Development of a real-time for deriving the optical properties of aerosol particles in PANGEA observatory, using ground-based passive remote sensing measurements

Abstract

The goal of this work is to create an automated tool that calculates in near real-time the optical properties of aerosol particles observed in the PANhellenic GEophysical observatory of Antikythera (PANGEA), when the particles have spherical shapes. For this scope we use the microphysical properties of the particles provided from the sun-photometer measurements at the station by the Aerosol Robotic Network (AERONET; Holben et al., 1998), and the Mie scattering code (Mie, 1908). First, the microphysical properties of the particles are automatically downloaded and displayed for the user. Then, we use them as input in the Mie code and we calculate the extinction, scattering, absorption and backscatter coefficients of the particles. The constructed tool focuses mainly on the lidar-related optical properties. These properties can be used in the future step of this work, that will aim to combine the sun-photometer with lidar measurements for better characterization of aerosol vertical properties.
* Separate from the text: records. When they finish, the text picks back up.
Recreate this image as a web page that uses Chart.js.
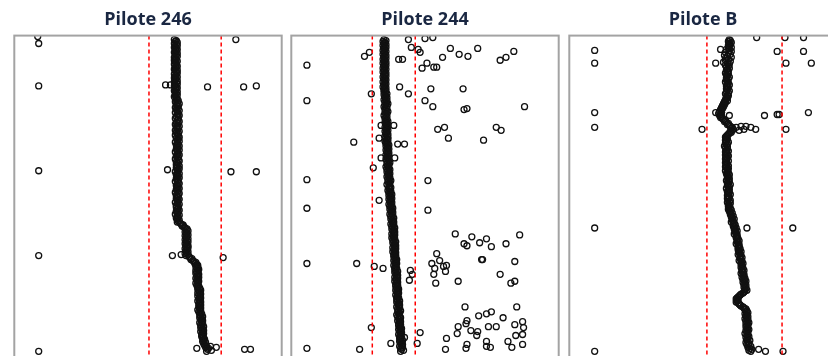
<!DOCTYPE html>
<html>
<head>
<meta charset="utf-8">
<script src="https://cdn.jsdelivr.net/npm/chart.js@4.4.1/dist/chart.umd.min.js"></script>
<style>
  html, body { margin: 0; padding: 0; background: #fff; overflow: hidden; }
  body { width: 828px; height: 356px; position: relative; }
  canvas { position: absolute; top: 0; }
</style>
</head>
<body>
<canvas id="p246" width="278" height="400" style="left:9px"></canvas>
<canvas id="p244" width="278" height="400" style="left:286px"></canvas>
<canvas id="pB" width="278" height="400" style="left:564px"></canvas>
<script>
// panel titles
const panelTitles = ["Pilote 246", "Pilote 244", "Pilote B"];

// main trace: one reading per sample, one sample per depth unit
const firstDepth = 4;
const sampleStep = 1;
const depthMax = 364;
const widthMax = 274;

const trace246 = [
  164,166,165,167,164,166,167,165,164,166,
  167,165,166,164,167,165,166,167,164,165,
  166,164,167,165,166,164,166,167,165,166,
  164,167,165,166,167,164,166,165,167,164,
  166,165,167,164,166,167,165,164,166,167,
  165,166,164,167,165,166,167,165,164,166,
  167,166,168,165,167,169,166,168,167,165,
  168,166,169,167,165,168,167,169,166,168,
  165,168,167,169,166,168,165,167,169,166,
  168,167,165,169,166,168,167,165,168,169,
  166,168,167,169,165,167,168,166,169,167,
  168,166,169,167,165,168,167,169,166,168,
  167,165,168,169,166,167,168,166,169,167,
  166,169,167,168,165,167,169,166,168,167,
  169,166,168,167,165,168,169,167,166,168,
  167,169,166,168,167,165,169,168,166,167,
  168,166,169,167,168,165,167,169,166,168,
  166,168,167,169,166,168,167,165,169,167,
  168,166,167,169,168,167,170,171,173,172,
  174,175,177,176,178,175,177,176,178,175,
  177,176,178,175,177,178,176,175,177,178,
  176,178,175,177,176,178,177,175,178,176,
  179,180,182,181,183,184,186,185,187,188,
  186,188,187,189,186,188,187,186,189,188,
  187,189,186,188,187,189,188,186,188,187,
  189,188,190,188,191,189,190,188,191,190,
  188,190,191,189,190,188,191,190,189,191,
  190,189,191,190,188,191,189,190,192,190,
  191,193,190,192,191,193,192,190,193,191,
  192,194,191,193,192,194,191,193,194,192,
  193,192,194,193,195,194,193,196,194,195,
  195,197,196,199,198,202,197
];

const trace244 = [
  95,97,94,96,95,97,94,96,97,95,
  96,94,97,95,96,94,97,96,95,97,
  94,96,95,97,94,96,97,95,96,94,
  97,95,96,94,97,96,95,97,94,96,
  95,97,96,94,96,97,95,96,94,97,
  96,95,97,95,96,98,95,97,96,98,
  97,95,98,96,97,99,96,98,95,97,
  98,96,97,99,96,98,97,95,98,97,
  96,98,97,99,96,98,97,99,98,96,
  98,97,99,96,98,97,99,98,96,99,
  97,99,98,96,99,97,98,100,97,99,
  98,100,97,99,98,100,99,97,100,98,
  99,97,100,98,99,101,98,100,99,97,
  100,98,101,99,98,100,101,99,100,98,
  101,99,100,102,99,101,100,98,101,100,
  102,100,101,99,102,100,101,103,100,102,
  101,103,100,102,101,103,102,100,103,101,
  102,104,101,103,102,104,103,101,104,102,
  103,105,102,104,103,105,104,102,105,103,
  104,106,103,105,104,106,105,103,106,104,
  105,103,106,104,105,107,104,106,105,107,
  106,104,107,105,106,104,107,106,105,107,
  105,107,106,108,105,107,106,108,107,105,
  107,106,108,106,107,109,106,108,107,109,
  108,106,109,107,108,106,109,108,107,109,
  107,109,108,110,107,109,108,110,109,107,
  109,108,110,108,109,111,108,110,109,111,
  110,108,111,109,110,112,109,111,110,108,
  111,109,112,110,111,109,112,111,110,112,
  110,112,111,113,110,112,111,113,112,110,
  112,111,113,111,112,114,111,113,112,114,
  113,111,114,112,113,115,112
];

const traceB = [
  164,165,163,166,164,165,163,164,166,163,
  161,164,166,160,163,165,159,162,166,160,
  163,160,165,158,162,164,160,163,161,164,
  162,161,163,162,160,163,161,162,164,161,
  163,161,162,160,163,162,164,161,162,163,
  161,162,164,161,163,160,162,163,161,162,
  161,160,162,159,160,158,159,157,158,156,
  157,155,156,154,156,153,155,154,156,155,
  157,158,160,159,161,163,162,164,165,167,
  166,168,167,165,166,164,163,162,161,160,
  161,162,160,161,163,160,162,161,159,162,
  160,162,161,163,160,161,162,160,163,161,
  162,160,161,163,161,160,162,161,163,160,
  161,163,162,160,162,163,161,164,162,163,
  162,164,163,161,164,162,163,165,162,164,
  163,161,164,163,162,164,163,165,162,163,
  164,162,163,165,164,162,165,163,164,163,
  164,165,163,166,164,165,167,165,166,168,
  166,167,169,167,168,166,169,168,170,168,
  169,171,169,170,172,170,171,169,172,171,
  172,171,173,172,174,172,173,171,174,173,
  174,173,175,173,174,176,174,175,173,176,
  175,177,175,176,174,177,176,178,176,177,
  177,176,178,177,179,177,178,176,179,178,
  179,177,180,178,179,181,178,180,179,181,
  180,179,181,180,182,180,179,178,176,175,
  174,173,172,171,173,172,171,173,174,175,
  176,178,179,181,180,182,181,183,180,182,
  181,183,182,180,183,181,182,184,181,183,
  182,181,183,182,184,181,183,182,180,183,
  182,184,181,183,182,185,183,181,184,182,
  184,186,183,185,187,184,186
];

// isolated readings [value, depth]
const outliers246 = [
  [24,1],[25,8],[25,51],[155,50],[160,50],[198,52],[235,52],[248,51],[227,4],
  [25,137],[157,136],[222,138],[248,138],[25,223],[162,223],[171,222],[214,225],
  [25,320],[187,317],[201,315],[207,316],[236,318],[242,318]
];

const outliers244 = [
  [120,4],[137,3],[145,2],[123,12],[130,14],[132,17],[163,13],[191,13],[172,19],
  [181,21],[228,16],[220,22],[214,25],[155,22],[75,21],[80,17],[16,30],[110,24],
  [114,24],[139,28],[134,33],[146,32],[149,32],[111,52],[143,54],[176,54],[82,59],
  [120,59],[16,66],[137,66],[145,72],[177,75],[180,74],[239,72],[92,91],[105,91],
  [150,95],[157,93],[210,93],[215,96],[161,104],[197,106],[64,108],[90,104],[97,108],
  [109,110],[116,110],[92,124],[106,124],[84,134],[16,146],[140,147],[16,175],
  [140,177],[90,167],[168,201],[185,204],[200,206],[234,202],[177,211],[180,213],
  [193,210],[205,214],[220,211],[149,221],[152,228],[144,231],[159,233],[156,234],
  [147,236],[158,239],[146,242],[148,251],[171,249],[195,227],[196,227],[229,229],
  [214,242],[225,251],[229,249],[16,231],[67,231],[85,234],[94,236],[122,238],
  [124,242],[121,248],[178,275],[231,275],[192,284],[200,282],[205,280],[217,286],
  [180,289],[179,292],[237,290],[238,296],[229,293],[171,295],[202,295],[210,295],
  [184,299],[190,304],[191,300],[170,302],[237,303],[230,304],[159,307],[132,301],
  [82,296],[129,312],[102,312],[200,310],[200,315],[204,316],[180,313],[179,317],
  [222,310],[226,316],[237,313],[158,318],[70,318],[16,317],[116,306]
];

const outliersB = [
  [192,2],[221,2],[240,2],[26,15],[213,16],[240,16],[26,28],[222,28],[248,28],
  [150,28],[155,14],[26,78],[200,81],[213,80],[215,80],[245,78],[26,93],[136,95],
  [222,95],[150,78],[156,78],[164,81],[171,93],[176,92],[181,92],[186,93],[191,95],
  [179,95],[174,96],[26,195],[182,195],[229,195],[26,320],[194,318],[201,320],[219,320]
];

// control limits (dashed red)
const limits246 = [138, 212];
const limits244 = [83, 127];
const limitsB = [141, 218];

const framePlugin = {
  id: "frame",
  afterDraw(chart) {
    const { ctx, chartArea: a } = chart;
    ctx.save();
    ctx.strokeStyle = "#a3a3a3";
    ctx.lineWidth = 2;
    ctx.strokeRect(a.left, a.top, a.right - a.left, a.bottom - a.top);
    ctx.restore();
  }
};

const ring = {
  pointRadius: 3,
  pointBorderWidth: 1.3,
  pointBorderColor: "#111111",
  pointBackgroundColor: "rgba(0,0,0,0)",
  showLine: false
};

function buildPanel(id, title, trace, outliers, limits) {
  const tracePts = trace.map((v, i) => ({ x: v, y: firstDepth + i * sampleStep }));
  const outPts = outliers.map(([x, y]) => ({ x: x, y: y }));
  const limitSets = limits.map(v => ({
    data: [{ x: v, y: 0 }, { x: v, y: depthMax }],
    showLine: true,
    borderColor: "#ff0000",
    borderWidth: 1.5,
    borderDash: [4, 3],
    pointRadius: 0
  }));

  new Chart(document.getElementById(id), {
    type: "scatter",
    data: {
      datasets: [
        ...limitSets,
        Object.assign({ data: tracePts }, ring),
        Object.assign({ data: outPts }, ring)
      ]
    },
    options: {
      responsive: false,
      animation: false,
      events: [],
      layout: { padding: { left: 2, right: 2, top: 0, bottom: 0 } },
      plugins: {
        legend: { display: false },
        tooltip: { enabled: false },
        title: {
          display: true,
          text: title,
          color: "#1a2742",
          font: { family: "Open Sans", size: 18, weight: "bold", lineHeight: 1.2 },
          padding: { top: 9, bottom: 5 }
        }
      },
      scales: {
        x: { type: "linear", min: 0, max: widthMax, display: false },
        y: { type: "linear", min: 0, max: depthMax, reverse: true, display: false }
      }
    },
    plugins: [framePlugin]
  });
}

buildPanel("p246", panelTitles[0], trace246, outliers246, limits246);
buildPanel("p244", panelTitles[1], trace244, outliers244, limits244);
buildPanel("pB", panelTitles[2], traceB, outliersB, limitsB);
</script>
</body>
</html>
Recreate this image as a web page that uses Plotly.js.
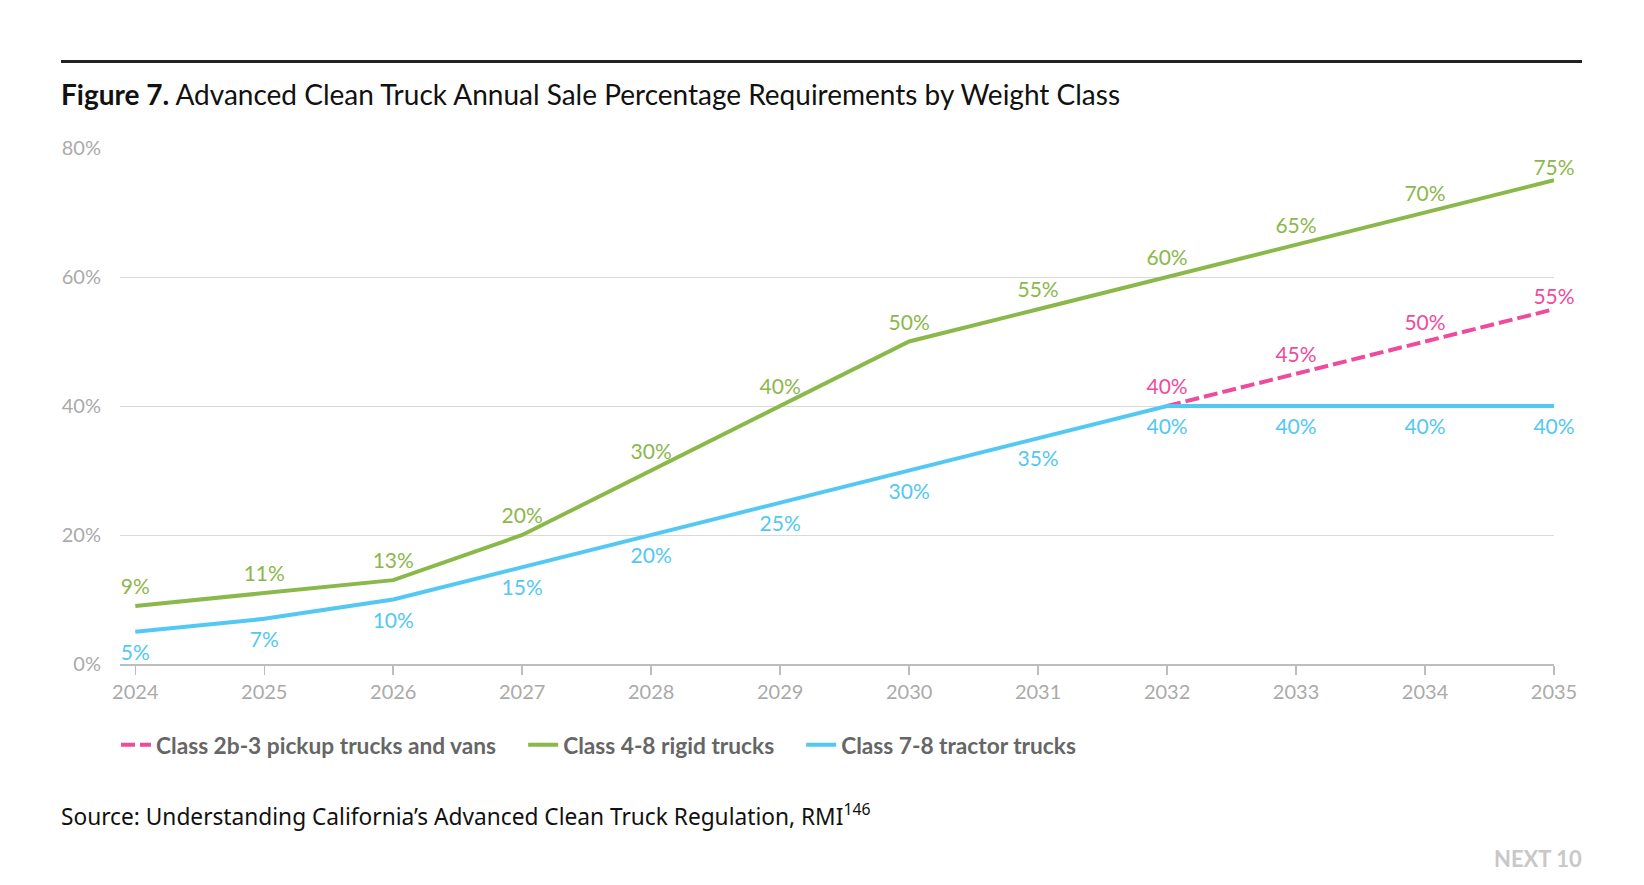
<!DOCTYPE html>
<html>
<head>
<meta charset="utf-8">
<script src="https://cdn.plot.ly/plotly-3.0.1.min.js"></script>
<style>
  html, body { margin: 0; padding: 0; background: #fff; }
  #chart { width: 1644px; height: 885px; }
</style>
</head>
<body>
<div id="chart"></div>
<script>
// ---- data ----
const years = [2024, 2025, 2026, 2027, 2028, 2029, 2030, 2031, 2032, 2033, 2034, 2035];
const pickupYears = [2032, 2033, 2034, 2035];
const pickupValues = [40, 45, 50, 55];
const rigidValues = [9, 11, 13, 20, 30, 40, 50, 55, 60, 65, 70, 75];
const tractorValues = [5, 7, 10, 15, 20, 25, 30, 35, 40, 40, 40, 40];
const seriesNames = ["Class 2b-3 pickup trucks and vans", "Class 4-8 rigid trucks", "Class 7-8 tractor trucks"];
const yTickValues = [0, 20, 40, 60, 80];
const yTickLabels = ["0%", "20%", "40%", "60%", "80%"];

const PINK = "#ee4b9c", GREEN = "#8bb84b", BLUE = "#52c8f2";
const FONT = "Lato, 'Noto Sans', sans-serif";
const pct = v => v.map(x => x + "%");
const GAP = "\u00A0\u00A0\u00A0\u00A0";

function lineTrace(x, y, name, color, dash) {
  return {
    x: x, y: y, name: name + GAP, mode: "lines",
    line: { color: color, width: 4, dash: dash || "solid" },
    hoverinfo: "skip"
  };
}
// labels: invisible markers set the label offset from the line
function labelTrace(x, y, color, pos, size, lastSize) {
  return {
    x: x, y: y, mode: "markers+text", text: pct(y), textposition: pos,
    textfont: { family: FONT, size: 21, color: color },
    marker: { size: x.map((_, i) => i === x.length - 1 ? lastSize : size), opacity: 0, color: color },
    cliponaxis: false, showlegend: false, hoverinfo: "skip"
  };
}

const traces = [
  lineTrace(pickupYears, pickupValues, seriesNames[0], PINK, "14px,5px"),
  lineTrace(years, rigidValues, seriesNames[1], GREEN),
  lineTrace(years, tractorValues, seriesNames[2], BLUE),
  labelTrace(pickupYears, pickupValues, PINK, "top center", 9, 0),
  labelTrace(years, rigidValues, GREEN, "top center", 9, 0),
  labelTrace(years, tractorValues, BLUE, "bottom center", 18, 18)
];

const L = 120, R = 1644 - 1554, T = 148, B = 885 - 664;
const PW = 1644 - L - R, PH = 885 - T - B;
const px = X => (X - L) / PW;      // pixel -> paper x
const py = Y => (885 - B - Y) / PH; // pixel -> paper y

const layout = {
  width: 1644, height: 885,
  margin: { l: L, r: R, t: T, b: B, pad: 0 },
  paper_bgcolor: "#fff", plot_bgcolor: "#fff",
  font: { family: FONT, color: "#aaa" },
  showlegend: true,
  title: {
    text: "<b>Figure 7.</b> Advanced Clean Truck Annual Sale Percentage Requirements by Weight Class",
    font: { family: FONT, size: 28, color: "#111" },
    xref: "container", yref: "container",
    x: 61 / 1644, xanchor: "left",
    y: 1 - 95 / 885, yanchor: "middle"
  },
  xaxis: {
    range: [2024 - 15.3 / 129, 2035],
    tickvals: years, ticktext: years.map(String),
    tickfont: { family: FONT, size: 20, color: "#aaa" },
    showgrid: false, zeroline: false,
    showline: true, linecolor: "#bdbdbd", linewidth: 1.5,
    ticks: "outside", ticklen: 9, tickcolor: "#bdbdbd", tickwidth: 1.5,
    fixedrange: true
  },
  yaxis: {
    range: [0, 80],
    tickvals: yTickValues, ticktext: yTickLabels,
    tickfont: { family: FONT, size: 20, color: "#aaa" },
    showgrid: true, gridcolor: "#d9d9d9", gridwidth: 1,
    zeroline: false, showline: false,
    ticks: "outside", ticklen: 14, tickcolor: "rgba(0,0,0,0)",
    fixedrange: true
  },
  legend: {
    orientation: "h",
    x: px(116), xanchor: "left",
    y: py(745), yanchor: "middle",
    font: { family: FONT, size: 22.7, color: "#666", weight: "bold" },
    traceorder: "normal",
    bgcolor: "rgba(0,0,0,0)"
  },
  shapes: [
    { type: "line", xref: "paper", yref: "paper",
      x0: px(61), x1: px(1582), y0: py(61.5), y1: py(61.5),
      line: { color: "#222", width: 3 } }
  ],
  annotations: [
    { xref: "paper", yref: "paper", x: px(59), y: py(815), xanchor: "left", yanchor: "middle",
      text: "Source: Understanding California’s Advanced Clean Truck Regulation, RMI<sup>146</sup>",
      showarrow: false, font: { family: "'Noto Sans', Lato, sans-serif", size: 22.7, color: "#111" } },
    { xref: "paper", yref: "paper", x: px(1584), y: py(858), xanchor: "right", yanchor: "middle",
      text: "<b>NEXT 10</b>",
      showarrow: false, font: { family: FONT, size: 22, color: "#c8c8c8" } }
  ]
};

Plotly.newPlot("chart", traces, layout, { displayModeBar: false, staticPlot: true });
</script>
</body>
</html>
In order to fulfill the objectives of this work we need to: 1. Create a tool that automatically downloads from the AERONET website the retrieved microphysical properties of the particles at the Antikythera AERONET station. 2. Check if the particles have spherical shapes, by requiring the percentage of spherical particles in the atmospheric volume to be >98%. This parameter is provided in the AERONET aerosol product. 3. In case (2) is true, use the Mie code to calculate the particle optical properties: the extinction, absorption, scattering and backscatter coefficients.